I started writing about when it is acceptable to consider rewriting a software project a few months back (part one and two). I remain convinced that it is occasionally economically sound to toss a problematic codebase and start anew. There are dozens of pesky little details to consider, like:
- Is the code horrifically overcomplicated, or just aesthetically unpleasing?
- How soon before the new system can replace the old?
- How soon before there's a net benefit to the rewrite?
- Are you rewriting to address fundamental flaws, or adopt this week's fashionable language/library/architecture/buzzword?
- Do you understand the problem the code attempts to solve? Really? Really?
- Since the project began, is there a new piece of off-the-shelf piece of software that makes a lot of this pain simply go away?
Steve Yegge looks at the problem from a different angle in his essay Code's Worst Enemy. (See Reginald Braithwaite's synopsis if you want to read just the choice quotes.) Steve argues that code size is easily the riskiest element in a project:
My minority opinion is that a mountain of code is the worst thing that can befall a person, a team, a company. I believe that code weight wrecks projects and companies, that it forces rewrites after a certain size, and that smart teams will do everything in their power to keep their code base from becoming a mountain. Tools or no tools. That's what I believe.
Steve's essay focuses on behaviors endemic among many Java programmers that lead to large codebases that only get larger. As codebases grow, they become difficult to manage, both in terms of the tools we use to build software from the code (IDEs and the like), as well as the cognitive load needed to keep track of what 20,000 pages of code do on a 1 million line project.
The issues aren't specific to Java, or even Java programmers. Rather, they stem from an idea that the size of a code base has no impact on the overall health of a project.
The solution? Be concise. Do what it takes to keep a project small and manageable.
Of course, there are many ways to achieve this goal. One way is to rewrite large, overgrown projects and rebuild them from scratch. This could be done in the same language (building upon the skills of the developers currently on the project), or porting the project to a new language. Another strategy involves splitting a large project into two or more isolated projects with clearly defined interfaces and responsibilities. Many more alternatives exist that don't involve ignoring the problem and letting a 1 million line project fester into a 5 million line project.

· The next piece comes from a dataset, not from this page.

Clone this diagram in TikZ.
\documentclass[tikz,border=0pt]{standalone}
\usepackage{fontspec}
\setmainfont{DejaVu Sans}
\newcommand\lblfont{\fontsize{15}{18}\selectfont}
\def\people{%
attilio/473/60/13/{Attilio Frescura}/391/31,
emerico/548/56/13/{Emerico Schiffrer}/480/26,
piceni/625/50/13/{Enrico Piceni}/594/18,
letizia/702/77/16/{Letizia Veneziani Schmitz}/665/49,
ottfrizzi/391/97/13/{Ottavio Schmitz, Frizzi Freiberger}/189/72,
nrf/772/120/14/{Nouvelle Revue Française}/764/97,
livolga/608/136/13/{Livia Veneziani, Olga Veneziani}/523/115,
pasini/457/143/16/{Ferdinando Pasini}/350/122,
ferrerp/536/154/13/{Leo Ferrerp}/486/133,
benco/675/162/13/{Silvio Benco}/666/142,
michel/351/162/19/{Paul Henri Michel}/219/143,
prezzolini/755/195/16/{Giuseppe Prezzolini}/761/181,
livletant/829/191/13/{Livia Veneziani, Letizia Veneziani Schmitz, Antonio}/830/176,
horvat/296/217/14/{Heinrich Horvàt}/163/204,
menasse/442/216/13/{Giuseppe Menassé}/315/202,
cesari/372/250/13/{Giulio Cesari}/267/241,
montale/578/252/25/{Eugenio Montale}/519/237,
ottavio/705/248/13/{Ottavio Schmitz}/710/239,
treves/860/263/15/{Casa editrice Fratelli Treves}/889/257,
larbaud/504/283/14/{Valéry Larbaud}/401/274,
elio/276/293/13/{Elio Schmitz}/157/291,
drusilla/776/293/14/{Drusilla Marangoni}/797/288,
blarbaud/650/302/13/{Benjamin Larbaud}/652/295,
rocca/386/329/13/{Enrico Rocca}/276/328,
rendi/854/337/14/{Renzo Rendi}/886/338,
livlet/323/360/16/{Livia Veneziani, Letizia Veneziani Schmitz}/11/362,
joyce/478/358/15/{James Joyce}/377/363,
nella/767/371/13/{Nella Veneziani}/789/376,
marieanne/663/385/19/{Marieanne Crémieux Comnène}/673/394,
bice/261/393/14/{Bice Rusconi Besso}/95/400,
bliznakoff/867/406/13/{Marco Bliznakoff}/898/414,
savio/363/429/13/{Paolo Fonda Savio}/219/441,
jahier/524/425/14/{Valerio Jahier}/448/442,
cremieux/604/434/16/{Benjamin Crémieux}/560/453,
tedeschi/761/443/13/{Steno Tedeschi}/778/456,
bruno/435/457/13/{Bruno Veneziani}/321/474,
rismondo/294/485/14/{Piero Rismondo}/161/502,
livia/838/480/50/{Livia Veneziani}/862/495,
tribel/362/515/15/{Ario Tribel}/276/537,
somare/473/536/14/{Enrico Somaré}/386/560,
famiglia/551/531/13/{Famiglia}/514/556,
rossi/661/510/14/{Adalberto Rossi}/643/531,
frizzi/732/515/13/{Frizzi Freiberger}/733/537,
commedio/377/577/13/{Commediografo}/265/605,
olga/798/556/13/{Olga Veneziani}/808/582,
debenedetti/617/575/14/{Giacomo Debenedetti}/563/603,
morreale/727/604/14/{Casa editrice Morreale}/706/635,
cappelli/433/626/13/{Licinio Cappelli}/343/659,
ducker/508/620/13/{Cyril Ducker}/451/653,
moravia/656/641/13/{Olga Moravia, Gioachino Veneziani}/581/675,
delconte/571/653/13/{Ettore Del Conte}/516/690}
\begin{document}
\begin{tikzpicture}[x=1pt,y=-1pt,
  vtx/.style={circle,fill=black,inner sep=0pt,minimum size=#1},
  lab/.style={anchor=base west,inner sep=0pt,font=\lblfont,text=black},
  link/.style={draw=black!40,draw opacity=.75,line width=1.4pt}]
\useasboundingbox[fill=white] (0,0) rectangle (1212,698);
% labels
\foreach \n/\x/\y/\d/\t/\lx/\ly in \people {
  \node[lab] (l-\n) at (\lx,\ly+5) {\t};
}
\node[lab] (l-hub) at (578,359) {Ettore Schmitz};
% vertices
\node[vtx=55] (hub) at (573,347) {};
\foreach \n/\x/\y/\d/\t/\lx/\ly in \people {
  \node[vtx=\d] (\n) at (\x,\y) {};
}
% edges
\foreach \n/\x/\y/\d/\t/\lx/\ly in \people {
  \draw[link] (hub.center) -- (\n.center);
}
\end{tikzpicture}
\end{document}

Interestingly, Jeff Atwood touched upon the issue as well, in his essay Nobody Cares What Your Code Looks Like. Jeff re-examines the great Bugzilla rewrite, when the team at Netscape decided in 1998 to convert the code from Tcl to Perl. The goal was ostensibly to encourage more contributions, since few people would be interested in learning Tcl to make contributions to Bugzilla. Nine years later, and the Bugzilla team considers Perl to be its biggest liability, because Perl is stagnating, and Perl culture values the ability of every Perl programmer to speak a slightly different dialect of Perl. Newer projects written in PHP, Python, Java and Ruby outcompete Bugzilla because (in a couple cases) they are comparable to Bugzilla today (without taking nine years of development to reach that plateau), and can deliver new features faster than the Bugzilla team can.

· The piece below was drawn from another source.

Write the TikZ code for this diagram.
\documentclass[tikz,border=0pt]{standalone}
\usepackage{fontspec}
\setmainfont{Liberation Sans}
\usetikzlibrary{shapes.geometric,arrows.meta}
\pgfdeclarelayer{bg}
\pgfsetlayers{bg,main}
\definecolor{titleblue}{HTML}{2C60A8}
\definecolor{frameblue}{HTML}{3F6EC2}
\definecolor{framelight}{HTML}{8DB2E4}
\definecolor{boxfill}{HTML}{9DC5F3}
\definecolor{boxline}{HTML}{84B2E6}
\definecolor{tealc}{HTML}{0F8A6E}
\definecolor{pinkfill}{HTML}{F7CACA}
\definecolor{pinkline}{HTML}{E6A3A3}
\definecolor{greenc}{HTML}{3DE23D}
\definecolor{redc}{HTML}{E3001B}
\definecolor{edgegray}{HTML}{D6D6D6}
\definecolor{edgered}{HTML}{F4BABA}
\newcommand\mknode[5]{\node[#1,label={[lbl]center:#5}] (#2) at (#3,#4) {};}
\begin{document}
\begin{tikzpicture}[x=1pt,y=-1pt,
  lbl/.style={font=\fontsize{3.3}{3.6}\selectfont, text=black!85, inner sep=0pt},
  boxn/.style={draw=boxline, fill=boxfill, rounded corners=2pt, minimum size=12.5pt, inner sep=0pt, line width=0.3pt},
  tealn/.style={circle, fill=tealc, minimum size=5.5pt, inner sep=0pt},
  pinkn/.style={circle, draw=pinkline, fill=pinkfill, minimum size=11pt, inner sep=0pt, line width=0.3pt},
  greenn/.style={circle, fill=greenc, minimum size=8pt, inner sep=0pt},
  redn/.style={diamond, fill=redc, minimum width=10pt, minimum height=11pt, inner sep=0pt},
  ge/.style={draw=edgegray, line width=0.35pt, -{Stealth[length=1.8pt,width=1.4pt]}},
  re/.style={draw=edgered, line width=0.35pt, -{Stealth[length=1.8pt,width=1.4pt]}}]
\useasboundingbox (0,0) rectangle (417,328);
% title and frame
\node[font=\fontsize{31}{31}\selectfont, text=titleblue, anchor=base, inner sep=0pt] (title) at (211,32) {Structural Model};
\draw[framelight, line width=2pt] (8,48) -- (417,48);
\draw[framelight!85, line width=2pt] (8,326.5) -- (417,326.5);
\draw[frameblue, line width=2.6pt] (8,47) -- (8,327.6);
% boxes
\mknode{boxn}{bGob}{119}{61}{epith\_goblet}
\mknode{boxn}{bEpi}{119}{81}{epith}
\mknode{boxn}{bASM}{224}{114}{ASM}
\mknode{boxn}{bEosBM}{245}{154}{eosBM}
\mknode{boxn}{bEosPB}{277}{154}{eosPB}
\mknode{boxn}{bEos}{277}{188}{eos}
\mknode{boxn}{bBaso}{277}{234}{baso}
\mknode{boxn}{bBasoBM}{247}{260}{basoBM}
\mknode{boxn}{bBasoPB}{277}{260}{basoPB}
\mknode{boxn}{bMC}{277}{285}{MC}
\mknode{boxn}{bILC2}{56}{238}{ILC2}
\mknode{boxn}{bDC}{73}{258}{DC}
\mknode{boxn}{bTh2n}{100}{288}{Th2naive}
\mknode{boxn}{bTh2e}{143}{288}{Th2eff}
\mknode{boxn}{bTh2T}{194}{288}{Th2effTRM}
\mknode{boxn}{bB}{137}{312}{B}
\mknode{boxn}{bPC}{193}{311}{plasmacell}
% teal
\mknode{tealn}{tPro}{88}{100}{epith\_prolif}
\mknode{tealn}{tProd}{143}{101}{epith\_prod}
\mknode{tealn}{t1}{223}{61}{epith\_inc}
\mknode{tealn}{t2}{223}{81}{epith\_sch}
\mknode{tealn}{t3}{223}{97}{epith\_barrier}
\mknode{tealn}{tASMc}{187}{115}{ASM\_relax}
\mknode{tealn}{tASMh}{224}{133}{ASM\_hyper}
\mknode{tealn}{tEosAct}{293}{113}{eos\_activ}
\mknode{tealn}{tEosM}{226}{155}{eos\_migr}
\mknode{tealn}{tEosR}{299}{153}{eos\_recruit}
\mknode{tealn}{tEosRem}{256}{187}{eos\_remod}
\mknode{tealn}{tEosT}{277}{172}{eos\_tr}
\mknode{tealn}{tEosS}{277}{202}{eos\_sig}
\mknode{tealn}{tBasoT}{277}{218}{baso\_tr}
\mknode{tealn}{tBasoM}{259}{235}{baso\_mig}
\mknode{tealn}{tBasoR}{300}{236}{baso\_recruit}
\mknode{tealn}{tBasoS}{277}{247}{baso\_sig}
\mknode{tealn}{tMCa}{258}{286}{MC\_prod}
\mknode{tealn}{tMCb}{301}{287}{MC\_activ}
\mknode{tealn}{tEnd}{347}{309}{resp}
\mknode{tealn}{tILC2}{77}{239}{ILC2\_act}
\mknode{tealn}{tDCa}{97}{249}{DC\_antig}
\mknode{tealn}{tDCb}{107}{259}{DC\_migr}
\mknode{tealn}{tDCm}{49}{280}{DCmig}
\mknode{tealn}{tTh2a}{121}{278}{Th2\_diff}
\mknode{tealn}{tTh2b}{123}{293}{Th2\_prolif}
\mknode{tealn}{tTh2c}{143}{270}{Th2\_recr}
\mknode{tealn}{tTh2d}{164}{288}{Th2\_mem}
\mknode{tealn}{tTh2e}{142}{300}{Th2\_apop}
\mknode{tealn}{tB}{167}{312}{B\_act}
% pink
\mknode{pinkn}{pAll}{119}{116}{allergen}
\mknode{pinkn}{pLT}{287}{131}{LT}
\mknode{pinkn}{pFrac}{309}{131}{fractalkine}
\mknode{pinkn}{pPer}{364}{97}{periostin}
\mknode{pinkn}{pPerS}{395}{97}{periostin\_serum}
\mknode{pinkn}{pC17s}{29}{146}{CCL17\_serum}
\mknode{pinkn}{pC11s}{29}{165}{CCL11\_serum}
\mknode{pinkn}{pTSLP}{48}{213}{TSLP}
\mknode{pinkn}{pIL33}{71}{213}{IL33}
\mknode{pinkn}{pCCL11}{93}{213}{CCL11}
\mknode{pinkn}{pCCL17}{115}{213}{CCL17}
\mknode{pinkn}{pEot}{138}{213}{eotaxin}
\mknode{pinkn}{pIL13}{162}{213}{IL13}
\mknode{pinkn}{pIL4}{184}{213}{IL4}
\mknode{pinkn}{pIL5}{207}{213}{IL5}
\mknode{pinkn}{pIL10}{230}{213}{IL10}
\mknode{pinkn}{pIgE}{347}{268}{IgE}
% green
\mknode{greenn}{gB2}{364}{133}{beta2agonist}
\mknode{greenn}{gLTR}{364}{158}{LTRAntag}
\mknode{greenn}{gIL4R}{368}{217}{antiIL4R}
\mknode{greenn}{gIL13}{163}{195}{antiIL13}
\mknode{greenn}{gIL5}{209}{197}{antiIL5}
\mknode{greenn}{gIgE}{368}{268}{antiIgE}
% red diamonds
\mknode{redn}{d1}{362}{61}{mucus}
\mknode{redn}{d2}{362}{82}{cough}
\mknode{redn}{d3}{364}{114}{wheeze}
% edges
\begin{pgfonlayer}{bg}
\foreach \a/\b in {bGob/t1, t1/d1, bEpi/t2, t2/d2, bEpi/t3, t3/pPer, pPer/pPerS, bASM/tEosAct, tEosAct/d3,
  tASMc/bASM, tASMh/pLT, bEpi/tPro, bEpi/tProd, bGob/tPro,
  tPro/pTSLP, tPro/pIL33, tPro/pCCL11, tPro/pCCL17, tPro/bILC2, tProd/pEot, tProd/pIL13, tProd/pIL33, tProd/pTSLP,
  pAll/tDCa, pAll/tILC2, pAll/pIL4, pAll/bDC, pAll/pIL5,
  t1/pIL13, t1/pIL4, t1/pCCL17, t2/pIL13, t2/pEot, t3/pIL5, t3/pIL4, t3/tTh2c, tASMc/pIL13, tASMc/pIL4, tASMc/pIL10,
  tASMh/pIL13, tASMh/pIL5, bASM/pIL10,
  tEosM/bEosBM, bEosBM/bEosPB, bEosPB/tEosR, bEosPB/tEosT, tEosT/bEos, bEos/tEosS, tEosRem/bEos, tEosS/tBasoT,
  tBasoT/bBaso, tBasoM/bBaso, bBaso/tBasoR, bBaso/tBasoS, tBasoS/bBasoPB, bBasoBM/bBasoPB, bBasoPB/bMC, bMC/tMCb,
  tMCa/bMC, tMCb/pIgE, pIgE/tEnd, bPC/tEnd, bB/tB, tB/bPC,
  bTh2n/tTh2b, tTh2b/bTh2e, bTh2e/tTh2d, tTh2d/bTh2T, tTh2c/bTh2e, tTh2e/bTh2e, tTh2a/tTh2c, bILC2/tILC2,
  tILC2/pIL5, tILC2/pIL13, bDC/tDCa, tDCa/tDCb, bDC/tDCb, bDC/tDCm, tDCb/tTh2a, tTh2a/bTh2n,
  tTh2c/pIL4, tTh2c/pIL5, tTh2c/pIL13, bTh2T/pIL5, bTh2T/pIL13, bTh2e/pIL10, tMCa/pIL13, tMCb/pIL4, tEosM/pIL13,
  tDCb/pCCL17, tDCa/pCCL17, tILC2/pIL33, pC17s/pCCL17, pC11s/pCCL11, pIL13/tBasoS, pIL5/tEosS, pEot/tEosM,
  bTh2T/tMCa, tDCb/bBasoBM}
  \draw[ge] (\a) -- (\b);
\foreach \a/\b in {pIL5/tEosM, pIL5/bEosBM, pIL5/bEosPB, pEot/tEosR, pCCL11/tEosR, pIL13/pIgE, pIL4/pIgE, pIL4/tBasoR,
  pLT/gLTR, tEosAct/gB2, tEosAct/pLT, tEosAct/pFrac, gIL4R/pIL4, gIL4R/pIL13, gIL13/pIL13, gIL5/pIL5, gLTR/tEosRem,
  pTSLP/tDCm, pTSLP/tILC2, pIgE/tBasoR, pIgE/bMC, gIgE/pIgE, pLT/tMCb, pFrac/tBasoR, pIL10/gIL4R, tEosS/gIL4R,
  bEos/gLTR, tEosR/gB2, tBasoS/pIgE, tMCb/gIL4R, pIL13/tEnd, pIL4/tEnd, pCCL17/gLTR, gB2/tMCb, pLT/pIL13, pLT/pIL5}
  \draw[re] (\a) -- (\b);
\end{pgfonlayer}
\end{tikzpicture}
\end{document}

Nevertheless, Jeff stresses that although it may be ugly, harder to customize and extend, Bugzilla works. And it has worked for nearly a decade. And numerous large projects use it, and have no intentions to switch to the new bug tracker of the week anytime soon. So what if the code is ugly?
There's a lesson here, and I don't think it's Jeff's idea that nobody cares what your code looks like. Jeff is right that delivering value to customers is always most important, whether they are paying customers that keep your company in business, or users who rely on your open source project to supply a critical piece of infrastructure. He's also right that customers couldn't care less if your code uses Factories, Decorators and Iterators, or Closures, Catamorphisms and Currying. It is a disservice to your customers if you force them to wait while you rewrite your software from a static language (like Java) to a dynamic language (like Ruby), because dynamic languages are all the rage this year. Are you going to go through the same song and dance when type inferencing becomes popular? Massive concurrency?

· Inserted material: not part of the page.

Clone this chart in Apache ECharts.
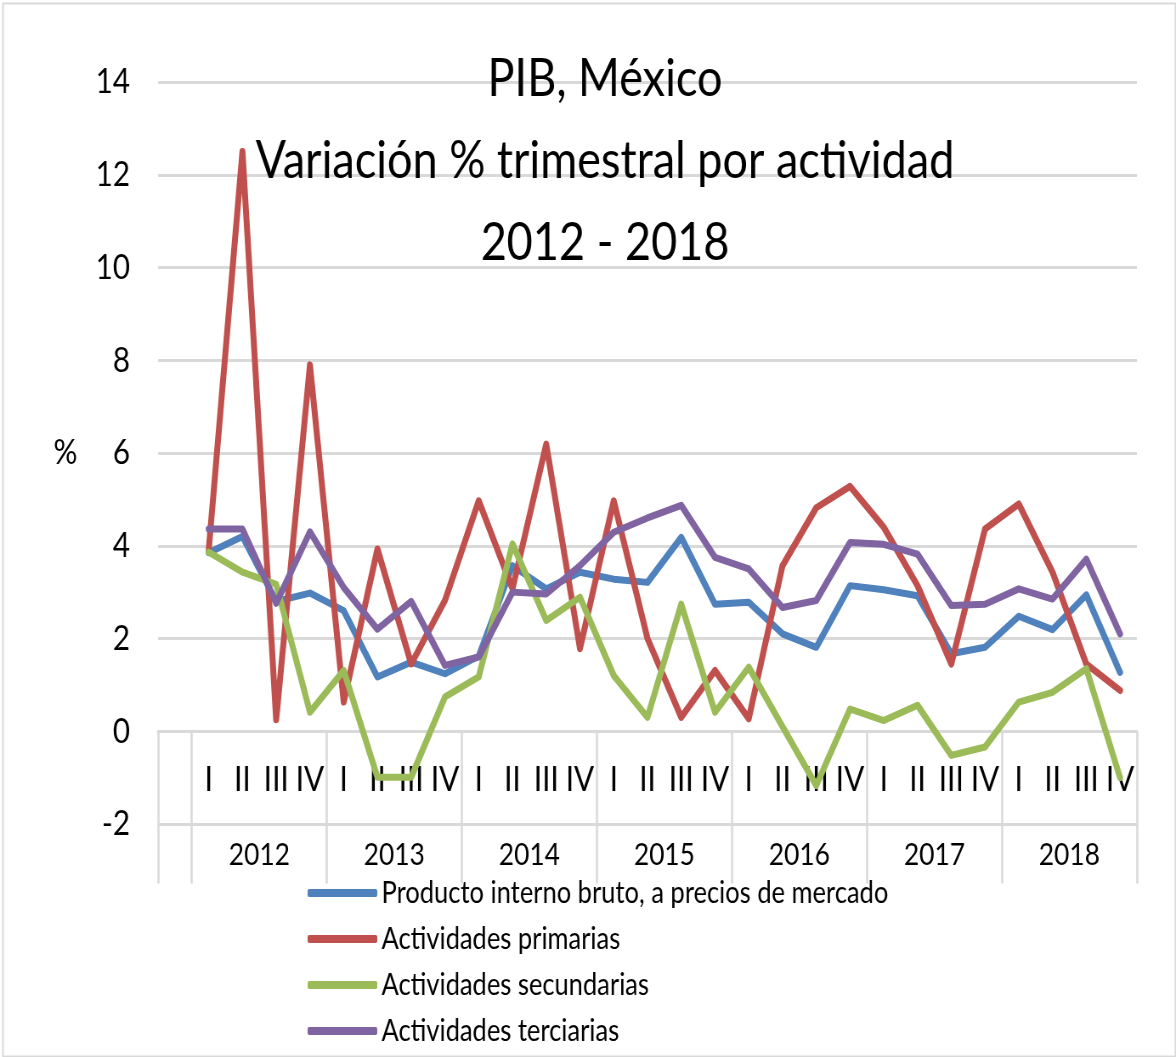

While customers don't care about how a product is written, they do care about the effects of that choice. If your software crashes a lot, needs frequent security patches and occasionally corrupts data, well, maybe you shouldn't have written your timesheet application in C. If your rendering application is slow, uses ludicrous amounts of memory, then maybe you shouldn't have written it in Ruby. If your application provides a key piece of infrastructure, and there's literally no one who could replace you if you get hit by a bus, then maybe you shouldn't have written it in APL.
And if your application is written in a manner that leads to a huge codebase that makes it hard to find and fix bugs, costly to extend and requires a floor full of programmers to maintain, maybe you owe it to your customer to find a way to reduce the size of your codebase and deliver more value. Because sooner or later, that customer just might find a similar application, built with a smaller codebase and less internal complexity that's cheaper own and faster to customize and fix. And when it becomes too costly or too painful to maintain your application, they will switch.
1 comment:
Finally, somebody who gets it (and doesn't stoop to sensationalism).
I use this rule of thumb whenever one of my projects starts to get too big: I don't allow myself to add any new code until I've refactored something ugly out. The code usually grows very slowly when I take that approach. Works for me.